▸ **Given data**:
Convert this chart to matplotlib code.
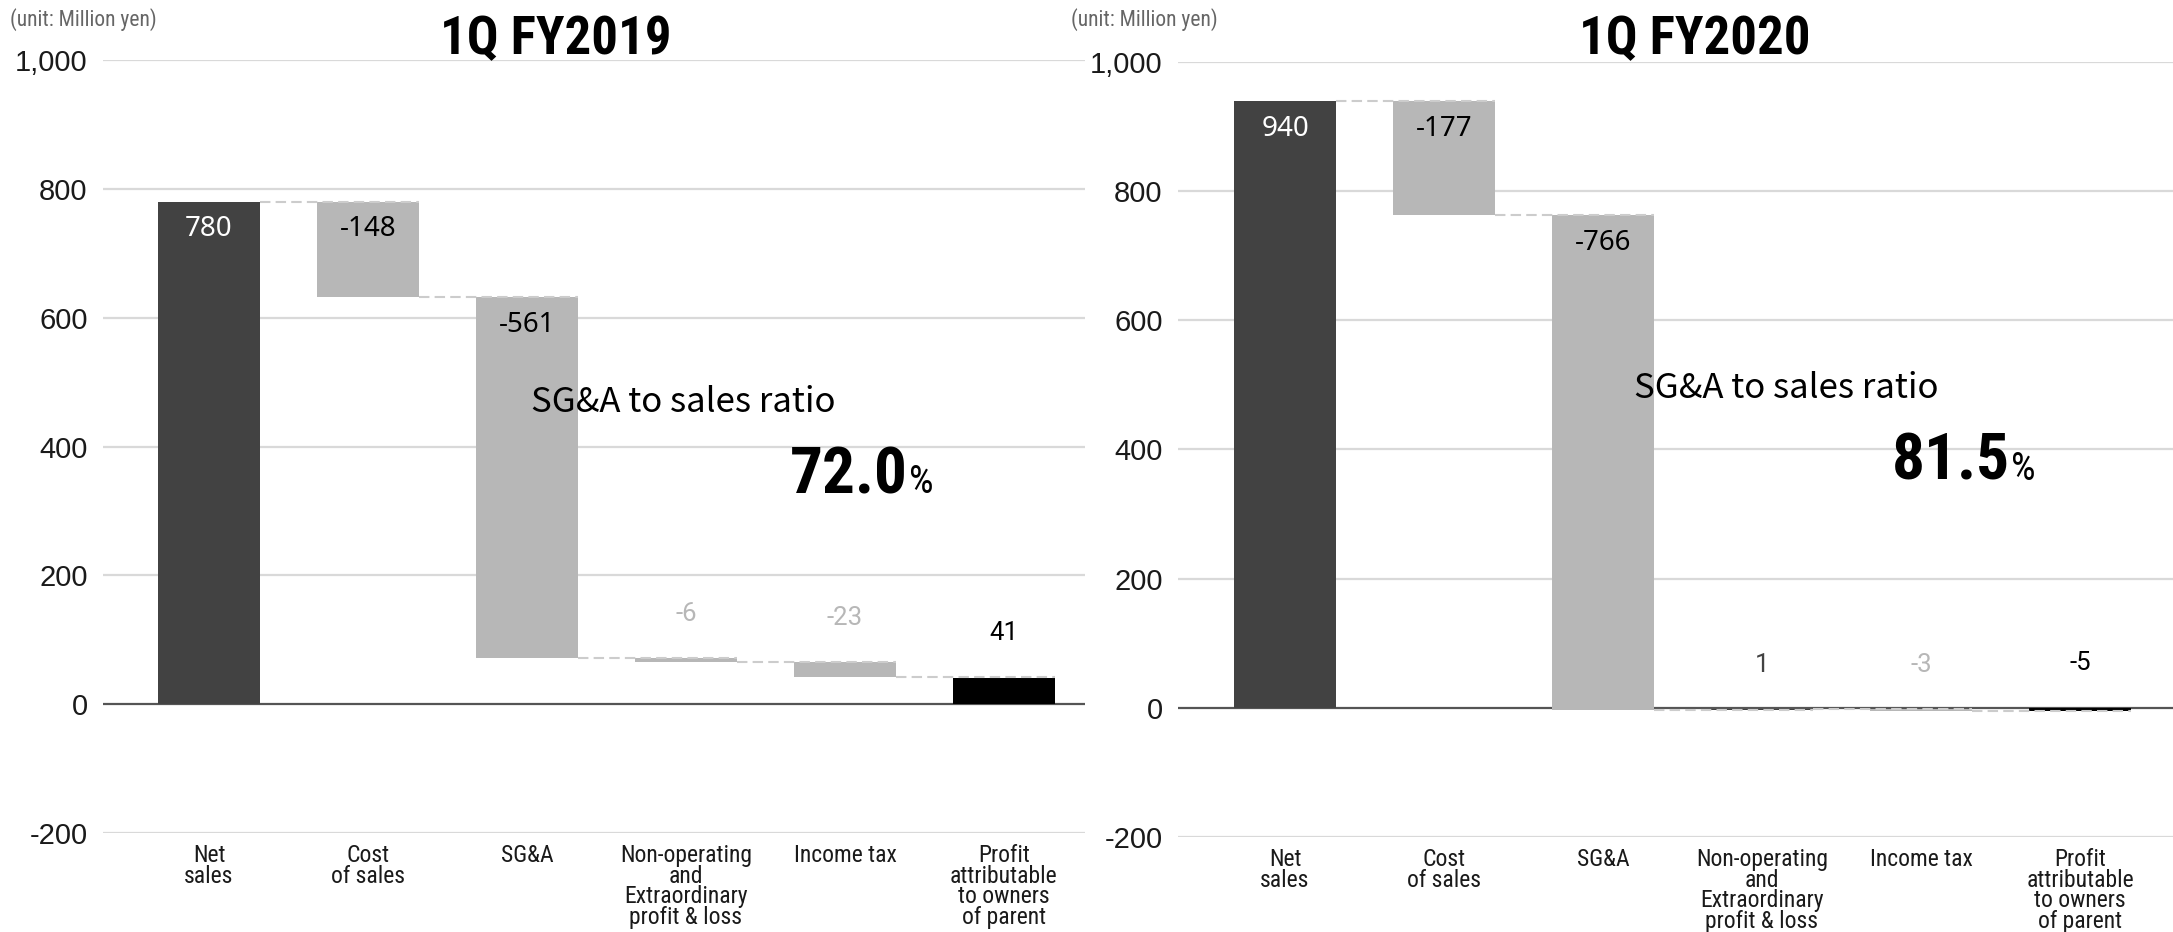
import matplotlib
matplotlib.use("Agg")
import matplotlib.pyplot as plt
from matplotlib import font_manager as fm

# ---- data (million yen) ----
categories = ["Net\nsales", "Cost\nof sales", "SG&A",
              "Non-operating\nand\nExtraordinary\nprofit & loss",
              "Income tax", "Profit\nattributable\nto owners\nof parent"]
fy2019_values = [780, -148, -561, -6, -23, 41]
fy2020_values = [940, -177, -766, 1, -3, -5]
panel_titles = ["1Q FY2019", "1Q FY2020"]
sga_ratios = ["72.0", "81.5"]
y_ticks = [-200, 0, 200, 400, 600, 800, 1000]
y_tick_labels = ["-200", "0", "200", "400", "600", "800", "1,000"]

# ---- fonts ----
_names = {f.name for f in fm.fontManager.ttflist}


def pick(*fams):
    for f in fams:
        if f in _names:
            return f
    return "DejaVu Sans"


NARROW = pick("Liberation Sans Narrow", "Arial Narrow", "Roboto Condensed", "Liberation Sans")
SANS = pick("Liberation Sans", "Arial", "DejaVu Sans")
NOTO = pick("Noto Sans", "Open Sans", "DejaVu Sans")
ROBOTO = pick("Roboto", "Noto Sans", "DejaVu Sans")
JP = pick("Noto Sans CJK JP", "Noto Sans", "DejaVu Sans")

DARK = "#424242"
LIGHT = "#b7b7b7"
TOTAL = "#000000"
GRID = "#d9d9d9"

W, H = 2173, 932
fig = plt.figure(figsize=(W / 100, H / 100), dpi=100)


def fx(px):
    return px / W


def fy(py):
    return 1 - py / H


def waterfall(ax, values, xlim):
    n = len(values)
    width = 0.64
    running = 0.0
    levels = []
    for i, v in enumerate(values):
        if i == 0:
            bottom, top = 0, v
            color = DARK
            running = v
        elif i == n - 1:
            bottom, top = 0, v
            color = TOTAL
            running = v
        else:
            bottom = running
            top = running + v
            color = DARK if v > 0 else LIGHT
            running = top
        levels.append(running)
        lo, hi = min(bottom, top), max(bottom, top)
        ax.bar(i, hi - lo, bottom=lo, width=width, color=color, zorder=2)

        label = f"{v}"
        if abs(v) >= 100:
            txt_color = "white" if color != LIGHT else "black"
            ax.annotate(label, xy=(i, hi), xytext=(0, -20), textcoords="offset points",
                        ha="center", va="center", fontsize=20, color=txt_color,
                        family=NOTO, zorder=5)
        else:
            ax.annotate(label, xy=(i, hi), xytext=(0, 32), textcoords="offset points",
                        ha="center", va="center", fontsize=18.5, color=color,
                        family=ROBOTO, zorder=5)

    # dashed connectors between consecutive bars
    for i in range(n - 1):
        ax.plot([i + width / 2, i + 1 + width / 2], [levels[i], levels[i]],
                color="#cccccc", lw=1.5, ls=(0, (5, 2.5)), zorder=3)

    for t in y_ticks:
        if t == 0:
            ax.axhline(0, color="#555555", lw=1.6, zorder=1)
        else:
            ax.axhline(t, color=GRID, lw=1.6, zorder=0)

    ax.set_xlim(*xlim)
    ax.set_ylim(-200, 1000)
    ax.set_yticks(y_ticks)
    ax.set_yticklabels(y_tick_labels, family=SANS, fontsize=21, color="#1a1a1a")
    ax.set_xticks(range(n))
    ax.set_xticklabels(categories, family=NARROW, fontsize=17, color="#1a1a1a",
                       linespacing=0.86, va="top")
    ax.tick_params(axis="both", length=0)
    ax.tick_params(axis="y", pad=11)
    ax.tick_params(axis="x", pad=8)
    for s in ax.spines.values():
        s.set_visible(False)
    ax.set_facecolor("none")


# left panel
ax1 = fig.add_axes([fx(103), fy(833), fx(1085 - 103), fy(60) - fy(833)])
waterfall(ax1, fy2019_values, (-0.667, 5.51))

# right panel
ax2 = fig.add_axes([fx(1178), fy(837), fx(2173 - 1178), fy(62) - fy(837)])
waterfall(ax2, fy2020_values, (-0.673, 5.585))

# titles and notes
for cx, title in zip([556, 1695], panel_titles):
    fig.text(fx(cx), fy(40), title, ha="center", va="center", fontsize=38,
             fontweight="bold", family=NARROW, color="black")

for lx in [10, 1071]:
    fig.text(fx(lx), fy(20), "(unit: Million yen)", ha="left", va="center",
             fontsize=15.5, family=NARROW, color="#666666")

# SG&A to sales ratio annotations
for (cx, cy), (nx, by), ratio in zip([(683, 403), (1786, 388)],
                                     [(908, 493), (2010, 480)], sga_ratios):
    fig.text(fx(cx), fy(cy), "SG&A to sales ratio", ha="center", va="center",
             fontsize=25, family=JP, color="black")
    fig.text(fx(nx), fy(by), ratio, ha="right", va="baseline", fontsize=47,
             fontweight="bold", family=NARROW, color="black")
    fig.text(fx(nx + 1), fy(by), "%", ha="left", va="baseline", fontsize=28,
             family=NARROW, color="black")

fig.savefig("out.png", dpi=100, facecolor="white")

▸ **Exercise details**:
From the first line above through the line containing "from matplotlib import font_manager as fm", copy everything exactly, without the pictures.

▸ **Task solution**:
Convert this chart to matplotlib code.
import matplotlib
matplotlib.use("Agg")
import matplotlib.pyplot as plt
from matplotlib import font_manager as fm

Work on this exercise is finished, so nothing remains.